> **REQUIREMENT**: Check the listing below line by line and report how many lines hold "matplotlib", with no other words.

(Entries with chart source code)
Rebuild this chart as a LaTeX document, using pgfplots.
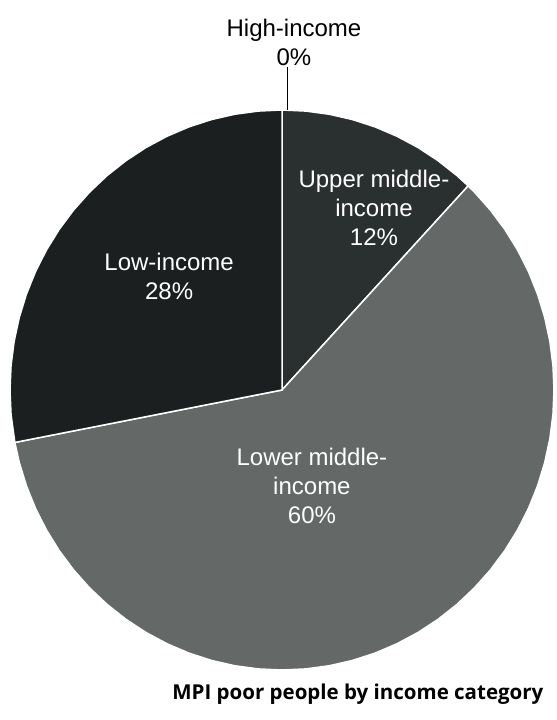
\documentclass[border=0pt]{standalone}
\usepackage{pgfplots}
\pgfplotsset{compat=1.18}
\usepackage{fontspec}
\setmainfont{Liberation Sans}
\newfontfamily\titlefont{Open Sans}
\definecolor{lowc}{HTML}{1B1F1F}
\definecolor{upperc}{HTML}{2A2F2F}
\definecolor{lowerc}{HTML}{646867}
\begin{document}
\begin{tikzpicture}
\begin{axis}[
  x=272pt, y=280pt,
  xmin=-1.0368, xmax=1.0074,
  ymin=-1.1786, ymax=1.3929,
  hide axis, clip=false,
]
% page frame
\path (axis cs:-1.0368,-1.1786) rectangle (axis cs:1.0074,1.3929);
% Upper middle-income 12%: 90 -> 46.8
\addplot[data cs=polar, fill=upperc, draw=white, line width=1.5pt, line join=round] coordinates {
 (0,0) (90,1) (85,1) (80,1) (75,1) (70,1) (65,1) (60,1) (55,1) (50,1) (46.8,1)
} -- cycle;
% Lower middle-income 60%: 46.8 -> -169.2
\addplot[data cs=polar, fill=lowerc, draw=white, line width=1.5pt, line join=round] coordinates {
 (0,0) (46.8,1) (45,1) (40,1) (35,1) (30,1) (25,1) (20,1) (15,1) (10,1) (5,1) (0,1)
 (-5,1) (-10,1) (-15,1) (-20,1) (-25,1) (-30,1) (-35,1) (-40,1) (-45,1) (-50,1)
 (-55,1) (-60,1) (-65,1) (-70,1) (-75,1) (-80,1) (-85,1) (-90,1) (-95,1) (-100,1)
 (-105,1) (-110,1) (-115,1) (-120,1) (-125,1) (-130,1) (-135,1) (-140,1) (-145,1)
 (-150,1) (-155,1) (-160,1) (-165,1) (-169.2,1)
} -- cycle;
% Low-income 28%: 190.8 -> 90
\addplot[data cs=polar, fill=lowc, draw=white, line width=1.5pt, line join=round] coordinates {
 (0,0) (190.8,1) (185,1) (180,1) (175,1) (170,1) (165,1) (160,1) (155,1) (150,1)
 (145,1) (140,1) (135,1) (130,1) (125,1) (120,1) (115,1) (110,1) (105,1) (100,1) (95,1) (90,1)
} -- cycle;
% High-income 0% leader
\addplot[black, line width=0.9pt] coordinates {(0.02,1) (0.02,1.155)};

\node[align=center, font=\fontsize{24}{29}\selectfont, text=black] at (axis cs:0.044,1.243) {High-income\\0\%};
\node[align=center, font=\fontsize{24}{29}\selectfont, text=white] at (axis cs:0.338,0.650) {Upper middle-\\income\\12\%};
\node[align=center, font=\fontsize{24}{29}\selectfont, text=white] at (axis cs:-0.415,0.404) {Low-income\\28\%};
\node[align=center, font=\fontsize{24}{29}\selectfont, text=white] at (axis cs:0.110,-0.343) {Lower middle-\\income\\60\%};
\node[anchor=base, font=\titlefont\bfseries\fontsize{20.5}{24}\selectfont, text=black] at (axis cs:0.279,-1.107) {MPI poor people by income category};
\end{axis}
\end{tikzpicture}
\end{document}
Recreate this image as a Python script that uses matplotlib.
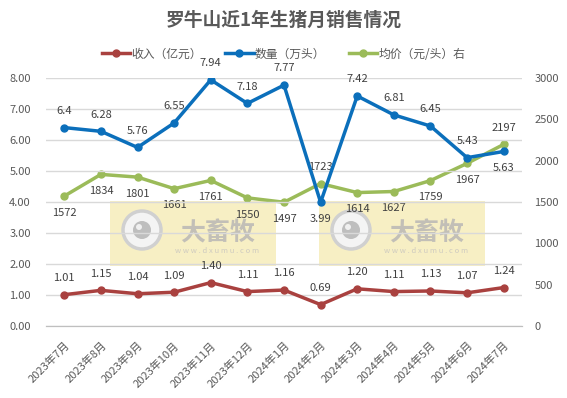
import matplotlib
matplotlib.use("Agg")
import matplotlib.pyplot as plt
from matplotlib.patches import Rectangle, Circle
from matplotlib.transforms import IdentityTransform

plt.rcParams['font.family'] = ['Noto Sans CJK SC', 'DejaVu Sans']

months = ["2023年7月", "2023年8月", "2023年9月", "2023年10月", "2023年11月", "2023年12月",
          "2024年1月", "2024年2月", "2024年3月", "2024年4月", "2024年5月", "2024年6月", "2024年7月"]
income = [1.01, 1.15, 1.04, 1.09, 1.40, 1.11, 1.16, 0.69, 1.20, 1.11, 1.13, 1.07, 1.24]
income_lbl = ["1.01", "1.15", "1.04", "1.09", "1.40", "1.11", "1.16", "0.69", "1.20", "1.11", "1.13", "1.07", "1.24"]
quantity = [6.4, 6.28, 5.76, 6.55, 7.94, 7.18, 7.77, 3.99, 7.42, 6.81, 6.45, 5.43, 5.63]
price = [1572, 1834, 1801, 1661, 1761, 1550, 1497, 1723, 1614, 1627, 1759, 1967, 2197]

c_inc = "#A9413F"
c_qty = "#0B6FBB"
c_prc = "#9BBB59"
txt = "#404040"

W, H = 567, 398
fig = plt.figure(figsize=(W/100, H/100), dpi=100)
ax = fig.add_axes([46/W, 1-326/H, 476/W, 248/H])
ax2 = ax.twinx()

x = list(range(len(months)))

ax.set_xlim(-0.5, len(months)-0.5)
ax.set_ylim(0, 8)
ax2.set_ylim(0, 3000)
ax.set_yticks([i for i in range(9)])
ax.set_yticklabels([f"{i:.2f}" for i in range(9)])
ax2.set_yticks(range(0, 3001, 500))
ax.grid(axis='y', color="#D9D9D9", linewidth=1)
ax.set_axisbelow(True)

for a in (ax, ax2):
    for s in ("left", "right", "top"):
        a.spines[s].set_visible(False)
    a.spines["bottom"].set_color("#BFBFBF")
    a.tick_params(axis='y', length=0, labelsize=8, labelcolor="#595959")
ax.tick_params(axis='y', pad=11)
ax2.tick_params(axis='y', pad=9)

ax.set_xticks([i - 0.5 for i in range(len(months)+1)], minor=False)
ax.set_xticklabels([])
ax.tick_params(axis='x', length=3, color="#BFBFBF")
ax.set_xticks(x, minor=True)
ax.set_xticklabels(months, minor=True, rotation=45, ha='right', va='top',
                   rotation_mode='anchor', fontsize=8, color="#595959")
ax.tick_params(axis='x', which='minor', length=0, pad=10)
ax2.set_xticks([])

# watermark boxes (drawn in the lower axes, beneath the lines and labels)
for (x0, x1) in [(110, 276), (319, 485)]:
    ax2.add_patch(Rectangle((x0/W, 1-266/H), (x1-x0)/W, 65/H,
                            transform=fig.transFigure, facecolor="#F6EDBA",
                            edgecolor="none", alpha=0.85, zorder=0.5, clip_on=False))
    cx, cy = x0 + 32, H - 230
    ax2.add_patch(Circle((cx, cy), 19, transform=IdentityTransform(),
                         facecolor="#F4F4F4", edgecolor="#D0D0D0", linewidth=2.5,
                         zorder=0.6, clip_on=False))
    ax2.add_patch(Circle((cx, cy), 9, transform=IdentityTransform(),
                         facecolor="#BEBEBE", edgecolor="none", zorder=0.7, clip_on=False))
    ax2.add_patch(Circle((cx - 3, cy + 3), 3, transform=IdentityTransform(),
                         facecolor="#F0F0F0", edgecolor="none", zorder=0.8, clip_on=False))
    ax2.text((x0 + 108)/W, 1-233/H, "大畜牧", fontsize=18, fontweight='bold',
             color="#C2BFB7", ha='center', va='center', zorder=0.7,
             transform=fig.transFigure)
    ax2.text((x0 + 107)/W, 1-251/H, "w w w . d x u m u . c o m", fontsize=5.5,
             color="#CFCBC0", ha='center', va='center', zorder=0.7,
             transform=fig.transFigure)

l1, = ax.plot(x, income, color=c_inc, linewidth=2.5, marker='o', markersize=5, zorder=3)
l2, = ax.plot(x, quantity, color=c_qty, linewidth=2.5, marker='o', markersize=5, zorder=3)
l3, = ax2.plot(x, price, color=c_prc, linewidth=2.5, marker='o', markersize=5, zorder=3)
ax.set_zorder(ax2.get_zorder() + 1)
ax.patch.set_visible(False)

fs = 8
off = 12
for i in x:
    ax.annotate(income_lbl[i], (i, income[i]), xytext=(0, off), textcoords='offset points',
                ha='center', va='center', fontsize=fs, color=txt)
    dy = -off if quantity[i] in (3.99, 5.63) else off
    ax.annotate(str(quantity[i]), (i, quantity[i]), xytext=(0, dy), textcoords='offset points',
                ha='center', va='center', fontsize=fs, color=txt)
    dy = off if price[i] in (1723, 2197) else -off
    ax2.annotate(str(price[i]), (i, price[i]), xytext=(0, dy), textcoords='offset points',
                 ha='center', va='center', fontsize=fs, color=txt)

fig.text(0.5, 1-20/H, "罗牛山近1年生猪月销售情况", ha='center', va='center',
         fontsize=13.5, fontweight='bold', color="#595959")

fig.legend([l1, l2, l3], ["收入（亿元）", "数量（万头）", "均价（元/头）右"],
           loc='center', bbox_to_anchor=(0.5, 1-54/H), ncol=3, frameon=False,
           fontsize=8.5, labelcolor="#595959", handlelength=2.4, columnspacing=2.0,
           handletextpad=0.1)

fig.savefig("out.png", dpi=100)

> **ANSWER BELOW**: 6